Southern Illinoisans have the opportunity to gaze upon the region's natural settings, as well as take advantage of its beauty with just a short drive.
Yet, tourism bureaus have the task of attracting those outside of the area to see what it has to offer.
As the weather begins to warm up, so does the tourism season. And with sites such as Giant City State Park in Makanda to the Garden of the Gods, which covers the counties of Saline, Pope and Hardin, tourism budgets begin expending money to bring in visitors.
“What we really push, and what I think Southern Illinois has is good bed and breakfasts, cabins, nature, hiking and beautiful scenery,” said Michael Jones, director of Murphysboro Tourism Commission. “Southern Illinois is really a series of small sites in a large area.”
The Garden of the Gods, for example, has five and a half miles of interconnecting trails for hikers to explore, according to the U.S. Department of Agriculture website. Camping is affordable as the Pharaoh Campground has 12 campsites with a fire pit, picnic tables, toilets and drinking water for a $10 camping fee. If campers are looking to get away from crowds, the nearest town is about 20 minutes away.
Jones said the tourism commission looks for those who want to come to the region and stay for longer than one day, which is harder to accomplish than just bringing people to Southern Illinois to eat and shop.
“You always advertise to get people to come and stay overnight,” he said. “That is the ultimate goal.”
Most tourism bureaus are funded by hotel/motel taxes in a county or city. Jones said Murphysboro Tourism is funded by hotel taxes in Murphysboro and part of the cabin and bed and breakfast tax in Jackson County. He said the commission gets 2 percent of the cabin tax in the county.
Murphysboro Mayor Will Stephens confirmed that commission gets 100 percent of the hotel tax, but currently that is only coming from one hotel – America’s Best Value Inn. He said the commission received tax from the Apple Tree Inn when it still functioned as a hotel.
Carbondale Tourism also feeds off the hotel tax, but it is not funded exactly the same as others, said Carbondale Tourism Executive Director Cinnamon Wheeles-Smith.
She said in Carbondale the city collects all the hotel tax and then the tourism agency submits a preliminary budget showing what it would like to spend. Once the city finalizes its budget, it gives the agency what it wants for funding.
For FY 2017, Carbondale Tourism received $311,900 from the city, according to the city’s budget, which was adopted Tuesday by the City Council.

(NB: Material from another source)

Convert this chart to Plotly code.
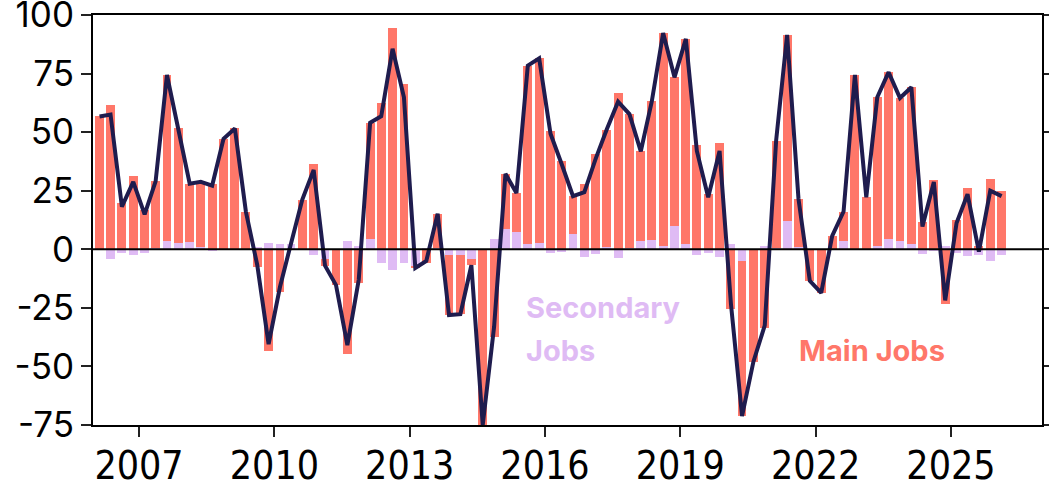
import plotly.graph_objects as go

# Quarterly change in employment (thousands), split by job type
quarters = [f"{2006 + (i // 4)}-{[2, 5, 8, 11][i % 4]:02d}-15" for i in range(81)]

main_jobs = [
    56.7, 61.5, 19.9, 31.4, 16.6, 28.3, 70.8, 49.0, 24.9, 28.0,
    28.0, 47.2, 51.6, 16.1, -7.5, -43.3, -18.2, 0.0, 21.2, 36.2,
    -3.0, -15.3, -44.5, -14.3, 49.7, 62.5, 94.5, 70.6, -0.5, -5.7,
    14.5, -25.8, -25.4, -2.8, -75.0, -37.4, 23.4, 16.6, 76.3, 78.7,
    50.7, 37.5, 16.3, 27.7, 40.5, 50.1, 66.6, 57.2, 38.4, 59.0,
    90.7, 63.3, 87.4, 44.6, 23.6, 45.3, -25.7, -66.2, -48.0, -33.8,
    46.0, 79.6, 20.5, -13.1, -18.4, 5.7, 12.5, 74.1, 22.2, 63.5,
    71.3, 61.2, 67.1, 11.5, 29.4, -23.4, 12.6, 26.3, 1.6, 30.1,
    25.0,
]

secondary_jobs = [
    0.0, -4.0, -1.7, -2.6, -1.7, 0.7, 3.6, 2.6, 3.1, 0.8,
    -0.8, 0.0, 0.0, 0.0, 0.8, 2.8, 2.1, 2.4, 0.0, -2.3,
    -4.0, 0.0, 3.6, 1.3, 4.3, -5.7, -8.9, -5.7, -7.5, 0.7,
    0.7, -2.3, -2.3, -4.0, 0.0, 4.3, 8.8, 7.4, 2.1, 2.8,
    -1.4, -1.1, 6.4, -3.3, -1.8, 1.0, -3.6, 0.5, 3.4, 4.1,
    1.6, 10.1, 2.4, -2.6, -1.4, -3.3, 2.4, -5.0, 0.0, 1.3,
    0.4, 11.9, 1.1, -0.4, -0.2, 0.0, 3.6, 0.3, 0.0, 1.4,
    4.3, 3.4, 2.1, -1.8, -0.7, 1.6, -1.4, -2.8, -2.6, -5.1,
    -2.3,
]

total_jobs = [round(m + s, 1) for m, s in zip(main_jobs, secondary_jobs)]

x_tick_years = [2007, 2010, 2013, 2016, 2019, 2022, 2025]
y_tick_values = [-75, -50, -25, 0, 25, 50, 75, 100]

MAIN_COLOR = "#FF7769"
SECONDARY_COLOR = "#DFBBF4"
TOTAL_COLOR = "#1F1C4E"
BAR_WIDTH_MS = 72 * 24 * 3600 * 1000
LABEL_FONT = "Inter, Lato, sans-serif"

fig = go.Figure()
fig.add_trace(go.Bar(
    x=quarters, y=secondary_jobs, name="Secondary Jobs",
    marker=dict(color=SECONDARY_COLOR, line=dict(width=0)),
    width=BAR_WIDTH_MS,
))
fig.add_trace(go.Bar(
    x=quarters, y=main_jobs, name="Main Jobs",
    marker=dict(color=MAIN_COLOR, line=dict(width=0)),
    width=BAR_WIDTH_MS,
))
fig.add_trace(go.Scatter(
    x=quarters, y=total_jobs, mode="lines", name="Total",
    line=dict(color=TOTAL_COLOR, width=4),
))

# zero reference line drawn over the bars
fig.add_shape(type="line", xref="paper", x0=0, x1=1, yref="y", y0=0, y1=0,
              line=dict(color="black", width=2), layer="above")

# direct series labels
label_style = dict(xref="x", yref="y", xanchor="left", yanchor="middle", showarrow=False)
fig.add_annotation(text="Secondary", x="2015-07-14", y=-24.7, **label_style,
                   font=dict(family=LABEL_FONT, size=29, color=SECONDARY_COLOR, weight="bold"))
fig.add_annotation(text="Jobs", x="2015-07-14", y=-43.0, **label_style,
                   font=dict(family=LABEL_FONT, size=29, color=SECONDARY_COLOR, weight="bold"))
fig.add_annotation(text="Main Jobs", x="2021-08-03", y=-43.0, **label_style,
                   font=dict(family=LABEL_FONT, size=29, color=MAIN_COLOR, weight="bold"))

fig.update_layout(
    width=1049, height=486,
    margin=dict(l=93, r=7, t=15, b=61, autoexpand=False),
    paper_bgcolor="white", plot_bgcolor="white",
    barmode="relative", bargap=0,
    showlegend=False,
    hovermode=False,
)
fig.update_xaxes(
    type="date",
    range=["2005-12-24", "2027-01-08"],
    tickvals=[f"{y}-01-01" for y in x_tick_years],
    ticktext=[str(y) for y in x_tick_years],
    ticks="outside", ticklen=10, tickwidth=1.5, tickcolor="#222",
    showline=True, linecolor="black", linewidth=2, mirror=True,
    showgrid=False, zeroline=False, automargin=False,
    ticklabelstandoff=-5, ticklabeloverflow="allow",
    tickfont=dict(family="Liberation Sans Narrow, DejaVu Sans Condensed, Roboto, sans-serif", size=39, color="black"),
)
fig.update_yaxes(
    range=[-75.02, 100.02],
    tickvals=y_tick_values,
    ticktext=[str(v) if v >= 0 else "-" + str(-v) for v in y_tick_values],
    ticks="outside", ticklen=10, tickwidth=1.5, tickcolor="#222",
    showline=True, linecolor="black", linewidth=2, mirror="ticks",
    showgrid=False, zeroline=False, automargin=False,
    ticklabeloverflow="allow",
    tickfont=dict(family="Inter, Lato, sans-serif", size=35, color="black"),
)

fig.write_html("out.html")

Tourism in Carbondale is a bit different, Wheels-Smith said because of its nightlife. She said the agency promotes the hiking trails, lakes and Shawnee Wine Trail, but then promotes the fact that visitors can come back to the city for a meal and a show in the city.
“What is good for Carbondale is good for the region, and what is good for the region is usually good for Carbondale,” she said.
Wheeles-Smith said Carbondale Tourism is gearing up for the Aug. 21, 2017, Total Eclipse. She said the agency is working on a regional level with Southernmost Tourism and Williamson County Tourism Bureau to get the word out for counties affected by the eclipse. She said the group of agencies have submitted a grant application to the USDA to build a website for the region. It would allow businesses and organizations to post activities and assist in marketing for those wanting to travel to the region for the eclipse.
In addition, Wheeles-Smith said Carbondale Tourism is planning to build a website specific to Carbondale to allow for material that may not be able to be posted to Southern Illinois University’s website for the eclipse. She said it would give Carbondale residents the chance to post about renting their apartment to visitors, potential camping spots or alcohol-related events.
She said it has been speculated that hotel rooms price could be doubled, but hoteliers have not confirmed the rumor. She said many places are not even taking reservations until August.
“These are private business and they have a right to post their prices at the time they want or take reservations at the time that they can,” she said.